Winning the competition and working with the LSO has given me so many opportunities to learn and grow professionally, to forge relationships and develop further opportunities and projects from these new relationships. Over this two years, I’ve assisted in daily rehearsals, conducted the LSO in concert at the Barbican,premiered works by young composers and worked with hundreds of children and young people in education concerts. Sir Antonio Pappano, who has a close relationship with LSO, and who I have assisted on several occasions, gave me some advice that I’ve found very helpful. He told me that the ego can be very destructive to music-making, that serving the music and being humble will go a long way. Now, as I move on, I am building new relationships with other orchestras that I guest conduct, and I am beyond delighted to have been appointed chief conductor of the NorrlandsOperan in Umeå, Sweden, where I will be conducting both symphonic concerts and opera. Much as I also enjoy guest-conducting, I am looking forward to the challenge of building up an orchestra, spending quality time with musicians to create something permanent.

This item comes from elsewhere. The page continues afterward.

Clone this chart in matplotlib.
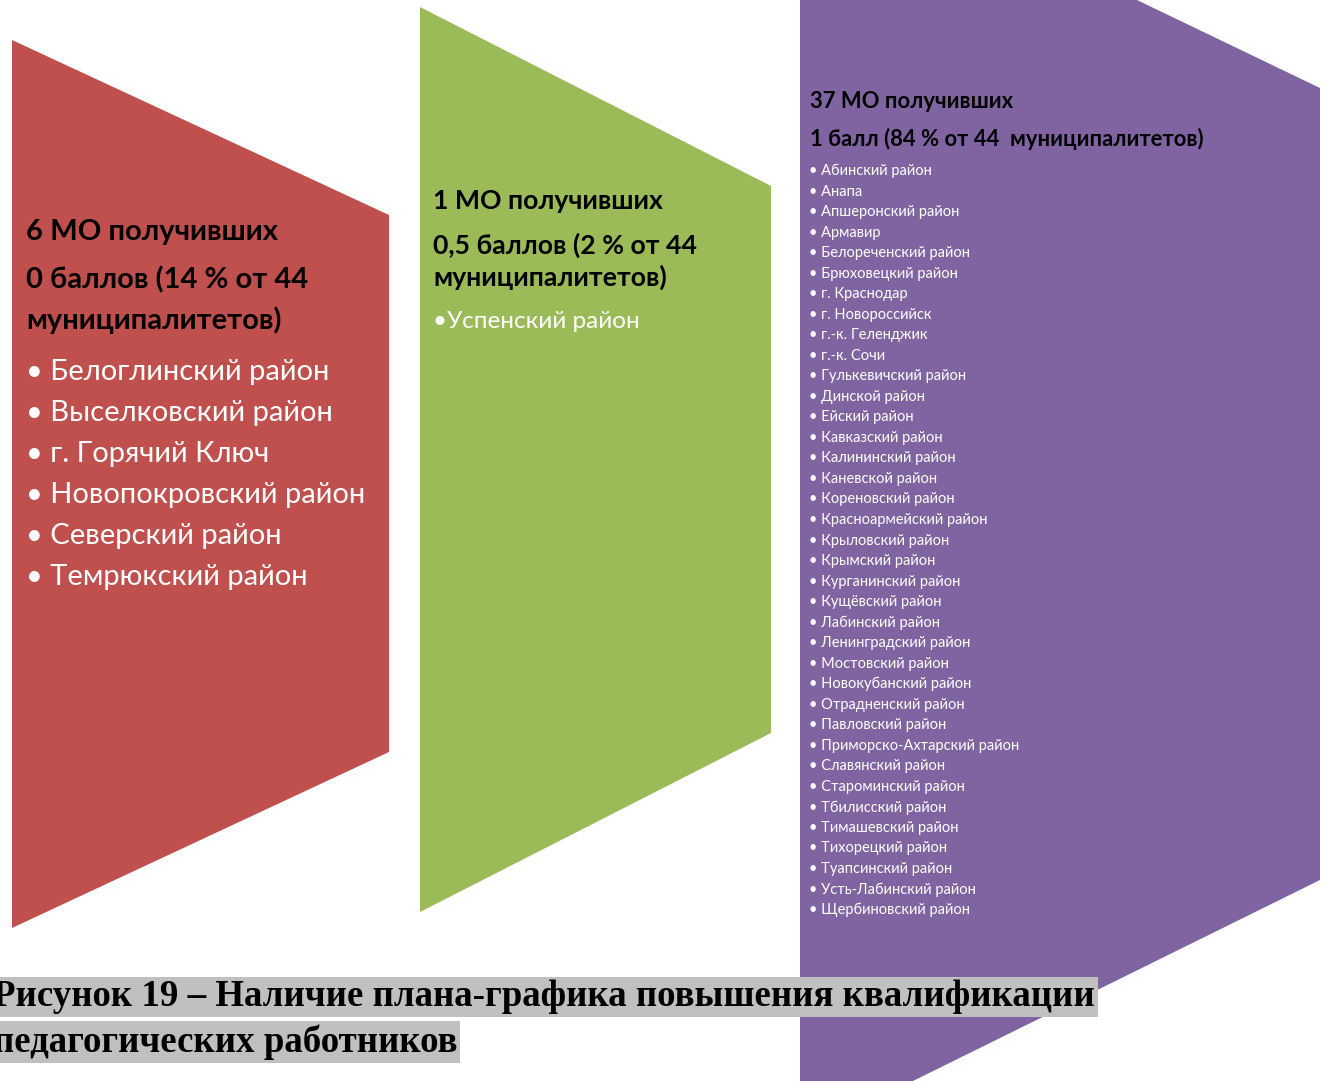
import matplotlib.pyplot as plt
from matplotlib.patches import Polygon

plt.rcParams['font.family'] = ['Lato', 'DejaVu Sans']

# block headers and member lists
red_head = ['6 МО получивших', '0 баллов (14 % от 44', 'муниципалитетов)']
red_items = ['Белоглинский район', 'Выселковский район', 'г. Горячий Ключ',
             'Новопокровский район', 'Северский район', 'Темрюкский район']

green_head = ['1 МО получивших', '0,5 баллов (2 % от 44', 'муниципалитетов)']
green_items = ['Успенский район']

purple_head = ['37 МО получивших', '1 балл (84 % от 44  муниципалитетов)']
purple_items = ['Абинский район', 'Анапа', 'Апшеронский район', 'Армавир',
                'Белореченский район', 'Брюховецкий район', 'г. Краснодар',
                'г. Новороссийск', 'г.-к. Геленджик', 'г.-к. Сочи',
                'Гулькевичский район', 'Динской район', 'Ейский район',
                'Кавказский район', 'Калининский район', 'Каневской район',
                'Кореновский район', 'Красноармейский район', 'Крыловский район',
                'Крымский район', 'Курганинский район', 'Кущёвский район',
                'Лабинский район', 'Ленинградский район', 'Мостовский район',
                'Новокубанский район', 'Отрадненский район', 'Павловский район',
                'Приморско-Ахтарский район', 'Славянский район',
                'Староминский район', 'Тбилисский район', 'Тимашевский район',
                'Тихорецкий район', 'Туапсинский район', 'Усть-Лабинский район',
                'Щербиновский район']

caption = ['Рисунок 19 – Наличие плана-графика повышения квалификации',
           'педагогических работников']

W, H = 1325, 1081
fig = plt.figure(figsize=(W / 100, H / 100), dpi=100)
ax = fig.add_axes([0, 0, 1, 1])
ax.set_xlim(0, W)
ax.set_ylim(H, 0)
ax.axis('off')

# shapes
ax.add_patch(Polygon([(12, 40), (389, 215), (389, 752), (12, 928)],
                     closed=True, color='#C0504D', lw=0))
ax.add_patch(Polygon([(420, 7), (771, 186), (771, 733), (420, 912)],
                     closed=True, color='#9BBB59', lw=0))
ax.add_patch(Polygon([(800, 0), (1137, 0), (1320, 88), (1320, 880),
                      (913, 1081), (800, 1081)],
                     closed=True, color='#8064A2', lw=0))

# red block
for txt, y in zip(red_head, [232, 280, 320]):
    ax.text(26, y, txt, fontsize=21, fontweight='bold', color='black',
            va='center', ha='left')
for i, txt in enumerate(red_items):
    ax.text(26, 372 + i * 41, '• ' + txt, fontsize=21, color='white',
            va='center', ha='left')

# green block
for txt, y in zip(green_head, [201, 245, 277]):
    ax.text(433, y, txt, fontsize=19.2, fontweight='bold', color='black',
            va='center', ha='left')
for txt in green_items:
    ax.text(433, 321, '•' + txt, fontsize=17.5, color='white',
            va='center', ha='left')

# purple block
for txt, y in zip(purple_head, [101, 139]):
    ax.text(810, y, txt, fontsize=15.8, fontweight='bold', color='black',
            va='center', ha='left')
step = (910 - 171) / (len(purple_items) - 1)
for i, txt in enumerate(purple_items):
    ax.text(809, 171 + i * step, '• ' + txt, fontsize=10.55, color='white',
            va='center', ha='left')

# caption with grey highlight
for txt, y in zip(caption, [997, 1042]):
    ax.text(-7, y, txt, fontsize=26.6, fontweight='bold', color='black',
            family='Liberation Serif', va='center', ha='left',
            bbox=dict(boxstyle='square,pad=0.08', fc='#C0C0C0', ec='none'))

fig.savefig('out.png', dpi=100)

Conducting is a fascinating career. Most people think of it as one full of glamour, money and glory. Maybe that’s true for a very few who have reached the very top of the profession, but to get there takes relentless hard work, discipline, confidence and persistence, in addition to God-given charisma and innate musicality. As a conductor, I also have to find a way to bring everyone together and make music with one another. I don’t make the sound; I facilitate the music-making process and inspire the musicians to perform at their best.
“I don’t make the sound; I facilitate the music-making process and inspire the musicians to perform at their best.”
My core priorities have always been and will always be the music and the audience, and I think audiences over the past two years have come to see me simply as Elim, rather than under the labels “Asian” or “female conductor”. When I won in 2014, being the first female winner in the competition’s history wasn’t something that came into my mind straight away. But, of course, lots of press coverage focused on my gender. Undoubtedly it’s a huge honour, and I am glad that I can say that I have broken a glass ceiling. I’m only where I am today because of such inspirational women – conductors such as Marin Alsop, JoAnn Falletta and Susanna Mälkki who have forged their way into the male-dominated business and made it easier for me and my colleagues today.
The gender issue is complex, and the classical music world has come a long way – I am thrilled to be riding on a trend of promoting and celebrating female artists in these recent years. Yet in the midst of this, I have felt there to be at times an imbalance of focus on my gender over my whole identity as a musician. I do not want to be given any special treatment because I am a woman. I do not want my gender, my femininity, to become a crutch of my own. It’s important that we all keep asking questions and challenging the status quo. I am proud of being a woman conductor, but I want to take the next step and go beyond any tags and be seen and valued as the same as my male colleagues.
Being a woman is an essential part of who I am, but it’s not all of who I am and all that has shaped me. Every male and female artist has a unique story to tell, and I want mine to be heard and respected as I offer the whole package of what I have and what I can bring to the podium.